Recorded information:
----

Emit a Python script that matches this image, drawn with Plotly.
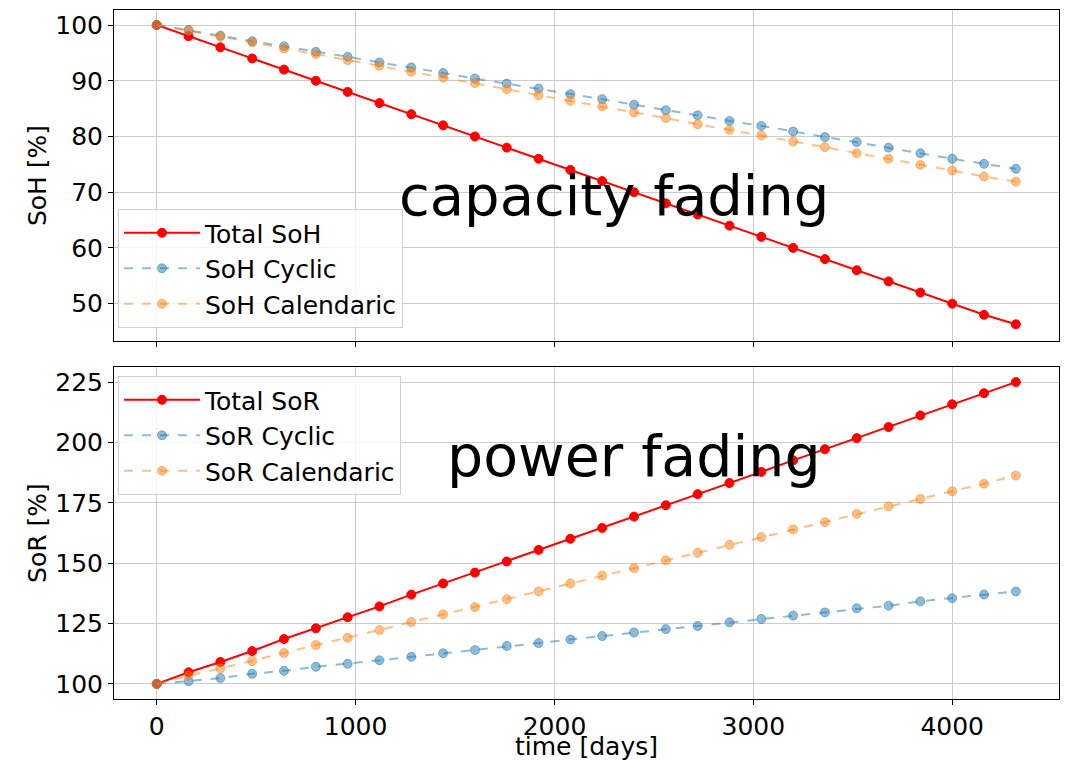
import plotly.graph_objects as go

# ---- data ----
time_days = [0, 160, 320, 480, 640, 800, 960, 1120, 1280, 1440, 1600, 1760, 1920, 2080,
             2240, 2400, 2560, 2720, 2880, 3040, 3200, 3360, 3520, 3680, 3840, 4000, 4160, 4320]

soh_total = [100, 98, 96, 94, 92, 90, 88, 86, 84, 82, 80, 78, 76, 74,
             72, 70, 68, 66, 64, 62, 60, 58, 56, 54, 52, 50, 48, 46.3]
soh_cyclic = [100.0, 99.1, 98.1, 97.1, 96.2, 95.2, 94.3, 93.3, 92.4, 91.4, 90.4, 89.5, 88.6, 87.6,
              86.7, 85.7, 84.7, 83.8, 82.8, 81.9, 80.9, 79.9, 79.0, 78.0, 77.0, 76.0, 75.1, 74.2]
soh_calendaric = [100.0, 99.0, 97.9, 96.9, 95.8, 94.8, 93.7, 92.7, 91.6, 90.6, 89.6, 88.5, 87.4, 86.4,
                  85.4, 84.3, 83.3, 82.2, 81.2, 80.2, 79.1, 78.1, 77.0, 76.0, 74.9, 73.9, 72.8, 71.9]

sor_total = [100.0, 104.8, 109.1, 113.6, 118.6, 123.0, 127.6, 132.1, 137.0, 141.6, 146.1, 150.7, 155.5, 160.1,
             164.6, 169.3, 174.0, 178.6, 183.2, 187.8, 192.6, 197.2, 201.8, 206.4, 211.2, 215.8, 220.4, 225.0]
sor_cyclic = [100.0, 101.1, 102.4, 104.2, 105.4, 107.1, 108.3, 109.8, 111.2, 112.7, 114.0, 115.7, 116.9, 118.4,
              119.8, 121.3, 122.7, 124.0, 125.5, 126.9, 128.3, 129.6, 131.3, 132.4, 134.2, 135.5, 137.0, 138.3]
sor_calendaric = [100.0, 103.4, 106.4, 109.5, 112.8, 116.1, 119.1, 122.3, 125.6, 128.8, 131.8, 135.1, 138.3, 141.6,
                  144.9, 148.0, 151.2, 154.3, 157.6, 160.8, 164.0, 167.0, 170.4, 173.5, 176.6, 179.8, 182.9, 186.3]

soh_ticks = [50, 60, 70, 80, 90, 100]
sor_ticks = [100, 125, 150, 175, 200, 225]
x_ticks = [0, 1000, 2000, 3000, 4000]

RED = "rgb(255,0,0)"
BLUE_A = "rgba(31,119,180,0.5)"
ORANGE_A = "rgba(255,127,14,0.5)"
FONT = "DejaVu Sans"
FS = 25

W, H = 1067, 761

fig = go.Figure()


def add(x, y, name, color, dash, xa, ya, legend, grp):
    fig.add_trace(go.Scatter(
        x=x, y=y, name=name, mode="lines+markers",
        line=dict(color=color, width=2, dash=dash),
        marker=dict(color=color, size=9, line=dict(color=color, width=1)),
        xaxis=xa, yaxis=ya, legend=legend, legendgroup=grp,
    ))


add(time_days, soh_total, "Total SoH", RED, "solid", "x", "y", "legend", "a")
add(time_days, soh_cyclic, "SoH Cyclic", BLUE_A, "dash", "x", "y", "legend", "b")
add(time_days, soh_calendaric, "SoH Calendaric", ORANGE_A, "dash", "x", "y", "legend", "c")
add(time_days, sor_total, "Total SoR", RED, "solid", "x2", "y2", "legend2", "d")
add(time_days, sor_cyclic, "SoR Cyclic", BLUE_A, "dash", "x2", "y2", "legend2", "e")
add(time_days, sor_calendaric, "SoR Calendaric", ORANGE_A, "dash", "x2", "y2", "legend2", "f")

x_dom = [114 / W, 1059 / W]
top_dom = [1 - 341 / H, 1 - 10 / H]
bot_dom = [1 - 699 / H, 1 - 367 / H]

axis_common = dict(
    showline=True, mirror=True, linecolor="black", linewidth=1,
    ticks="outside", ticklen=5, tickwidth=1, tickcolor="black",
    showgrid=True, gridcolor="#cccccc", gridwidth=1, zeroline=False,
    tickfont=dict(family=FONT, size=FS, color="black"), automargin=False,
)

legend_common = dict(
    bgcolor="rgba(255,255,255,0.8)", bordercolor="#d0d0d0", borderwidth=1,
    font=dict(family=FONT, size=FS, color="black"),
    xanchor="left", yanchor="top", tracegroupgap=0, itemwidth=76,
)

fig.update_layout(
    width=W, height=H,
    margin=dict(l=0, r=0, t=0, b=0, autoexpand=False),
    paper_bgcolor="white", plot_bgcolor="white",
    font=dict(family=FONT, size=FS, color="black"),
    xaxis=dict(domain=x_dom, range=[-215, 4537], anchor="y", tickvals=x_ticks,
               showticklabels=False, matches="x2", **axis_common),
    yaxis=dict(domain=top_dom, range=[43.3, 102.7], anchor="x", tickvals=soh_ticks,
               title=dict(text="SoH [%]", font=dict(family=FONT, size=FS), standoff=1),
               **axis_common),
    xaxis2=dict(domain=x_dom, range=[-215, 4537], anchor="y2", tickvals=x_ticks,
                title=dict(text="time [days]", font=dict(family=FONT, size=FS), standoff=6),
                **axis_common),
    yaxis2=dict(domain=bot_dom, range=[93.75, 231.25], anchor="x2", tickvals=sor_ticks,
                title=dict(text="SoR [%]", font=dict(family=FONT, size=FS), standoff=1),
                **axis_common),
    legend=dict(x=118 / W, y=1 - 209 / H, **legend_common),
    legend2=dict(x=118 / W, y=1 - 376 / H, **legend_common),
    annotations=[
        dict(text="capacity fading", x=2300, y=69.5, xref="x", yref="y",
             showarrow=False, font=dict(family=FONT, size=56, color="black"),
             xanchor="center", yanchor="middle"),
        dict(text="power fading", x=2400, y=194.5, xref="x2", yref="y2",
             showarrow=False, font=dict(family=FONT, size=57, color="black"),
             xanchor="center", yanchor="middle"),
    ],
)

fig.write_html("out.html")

----

Omit the pictures, then quote the rest of the material above exactly.

Emit a Python script that matches this image, drawn with Plotly.
import plotly.graph_objects as go

# ---- data ----
time_days = [0, 160, 320, 480, 640, 800, 960, 1120, 1280, 1440, 1600, 1760, 1920, 2080,
             2240, 2400, 2560, 2720, 2880, 3040, 3200, 3360, 3520, 3680, 3840, 4000, 4160, 4320]

soh_total = [100, 98, 96, 94, 92, 90, 88, 86, 84, 82, 80, 78, 76, 74,
             72, 70, 68, 66, 64, 62, 60, 58, 56, 54, 52, 50, 48, 46.3]
soh_cyclic = [100.0, 99.1, 98.1, 97.1, 96.2, 95.2, 94.3, 93.3, 92.4, 91.4, 90.4, 89.5, 88.6, 87.6,
              86.7, 85.7, 84.7, 83.8, 82.8, 81.9, 80.9, 79.9, 79.0, 78.0, 77.0, 76.0, 75.1, 74.2]
soh_calendaric = [100.0, 99.0, 97.9, 96.9, 95.8, 94.8, 93.7, 92.7, 91.6, 90.6, 89.6, 88.5, 87.4, 86.4,
                  85.4, 84.3, 83.3, 82.2, 81.2, 80.2, 79.1, 78.1, 77.0, 76.0, 74.9, 73.9, 72.8, 71.9]

sor_total = [100.0, 104.8, 109.1, 113.6, 118.6, 123.0, 127.6, 132.1, 137.0, 141.6, 146.1, 150.7, 155.5, 160.1,
             164.6, 169.3, 174.0, 178.6, 183.2, 187.8, 192.6, 197.2, 201.8, 206.4, 211.2, 215.8, 220.4, 225.0]
sor_cyclic = [100.0, 101.1, 102.4, 104.2, 105.4, 107.1, 108.3, 109.8, 111.2, 112.7, 114.0, 115.7, 116.9, 118.4,
              119.8, 121.3, 122.7, 124.0, 125.5, 126.9, 128.3, 129.6, 131.3, 132.4, 134.2, 135.5, 137.0, 138.3]
sor_calendaric = [100.0, 103.4, 106.4, 109.5, 112.8, 116.1, 119.1, 122.3, 125.6, 128.8, 131.8, 135.1, 138.3, 141.6,
                  144.9, 148.0, 151.2, 154.3, 157.6, 160.8, 164.0, 167.0, 170.4, 173.5, 176.6, 179.8, 182.9, 186.3]

soh_ticks = [50, 60, 70, 80, 90, 100]
sor_ticks = [100, 125, 150, 175, 200, 225]
x_ticks = [0, 1000, 2000, 3000, 4000]

RED = "rgb(255,0,0)"
BLUE_A = "rgba(31,119,180,0.5)"
ORANGE_A = "rgba(255,127,14,0.5)"
FONT = "DejaVu Sans"
FS = 25

W, H = 1067, 761

fig = go.Figure()


def add(x, y, name, color, dash, xa, ya, legend, grp):
    fig.add_trace(go.Scatter(
        x=x, y=y, name=name, mode="lines+markers",
        line=dict(color=color, width=2, dash=dash),
        marker=dict(color=color, size=9, line=dict(color=color, width=1)),
        xaxis=xa, yaxis=ya, legend=legend, legendgroup=grp,
    ))


add(time_days, soh_total, "Total SoH", RED, "solid", "x", "y", "legend", "a")
add(time_days, soh_cyclic, "SoH Cyclic", BLUE_A, "dash", "x", "y", "legend", "b")
add(time_days, soh_calendaric, "SoH Calendaric", ORANGE_A, "dash", "x", "y", "legend", "c")
add(time_days, sor_total, "Total SoR", RED, "solid", "x2", "y2", "legend2", "d")
add(time_days, sor_cyclic, "SoR Cyclic", BLUE_A, "dash", "x2", "y2", "legend2", "e")
add(time_days, sor_calendaric, "SoR Calendaric", ORANGE_A, "dash", "x2", "y2", "legend2", "f")

x_dom = [114 / W, 1059 / W]
top_dom = [1 - 341 / H, 1 - 10 / H]
bot_dom = [1 - 699 / H, 1 - 367 / H]

axis_common = dict(
    showline=True, mirror=True, linecolor="black", linewidth=1,
    ticks="outside", ticklen=5, tickwidth=1, tickcolor="black",
    showgrid=True, gridcolor="#cccccc", gridwidth=1, zeroline=False,
    tickfont=dict(family=FONT, size=FS, color="black"), automargin=False,
)

legend_common = dict(
    bgcolor="rgba(255,255,255,0.8)", bordercolor="#d0d0d0", borderwidth=1,
    font=dict(family=FONT, size=FS, color="black"),
    xanchor="left", yanchor="top", tracegroupgap=0, itemwidth=76,
)

fig.update_layout(
    width=W, height=H,
    margin=dict(l=0, r=0, t=0, b=0, autoexpand=False),
    paper_bgcolor="white", plot_bgcolor="white",
    font=dict(family=FONT, size=FS, color="black"),
    xaxis=dict(domain=x_dom, range=[-215, 4537], anchor="y", tickvals=x_ticks,
               showticklabels=False, matches="x2", **axis_common),
    yaxis=dict(domain=top_dom, range=[43.3, 102.7], anchor="x", tickvals=soh_ticks,
               title=dict(text="SoH [%]", font=dict(family=FONT, size=FS), standoff=1),
               **axis_common),
    xaxis2=dict(domain=x_dom, range=[-215, 4537], anchor="y2", tickvals=x_ticks,
                title=dict(text="time [days]", font=dict(family=FONT, size=FS), standoff=6),
                **axis_common),
    yaxis2=dict(domain=bot_dom, range=[93.75, 231.25], anchor="x2", tickvals=sor_ticks,
                title=dict(text="SoR [%]", font=dict(family=FONT, size=FS), standoff=1),
                **axis_common),
    legend=dict(x=118 / W, y=1 - 209 / H, **legend_common),
    legend2=dict(x=118 / W, y=1 - 376 / H, **legend_common),
    annotations=[
        dict(text="capacity fading", x=2300, y=69.5, xref="x", yref="y",
             showarrow=False, font=dict(family=FONT, size=56, color="black"),
             xanchor="center", yanchor="middle"),
        dict(text="power fading", x=2400, y=194.5, xref="x2", yref="y2",
             showarrow=False, font=dict(family=FONT, size=57, color="black"),
             xanchor="center", yanchor="middle"),
    ],
)

fig.write_html("out.html")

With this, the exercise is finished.